We know not what that "joy" will be, but thus much we know, that it will in part be the same joy which is felt in heaven, in the presence of the angels of God, over one sinner that repenteth, the same joy of which He spake, when He promised His true missionaries not only wages in this world,--the comfort of His loving presence and the delight of working for Him only,--but fruit gathered unto life eternal; when "He that soweth"--that is the Son of man himself--"and he that reapeth," shall "rejoice together."

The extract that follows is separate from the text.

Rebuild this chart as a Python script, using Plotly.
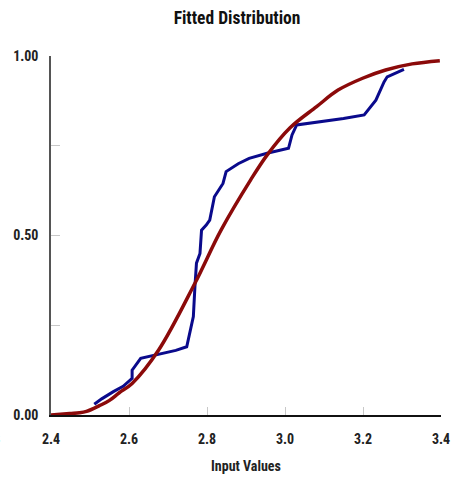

God only knows which of us all will persevere and win that crown; but we and you may humbly thank Him and take courage from the very lessons providentially read to-day. Our cause cannot fail, for it is written, "The earth shall be filled with the knowledge of the glory of the Lord, as the waters cover the sea," (Hab. ii. 14.) Our strength will be proportioned to our need; for we have Him with us who twice fed thousands with a basket full of bread and fish, (Matt. xv. 32,) who has built a home on the rock for such as take up His cross. We hear His prophet resolving, that if all seem failing on earth, he will "rejoice in the Lord," he will "joy in the God of his salvation," (Hab. iii. 18.) And, what seems to come very near to you, my sisters, we have many of the women, S. Paul's fellow-labourers, the like of those concerning whom he says, "Their names are in the book of life,"--we have them reckoned up one by one, with most affectionate blessings sent from a far land and acknowledgements of labour--"much labour"--done "in the Lord," (Rom. xvi.)
 And He has sealed all these good words to us by permitting us to partake of His blessed Sacrifice and Sacrament.
Is it not, we may humbly think, as if we heard His voice saying, "Go forth in the strength of the Lord God"--only have no selfish ends--"Make mention of His righteousness only."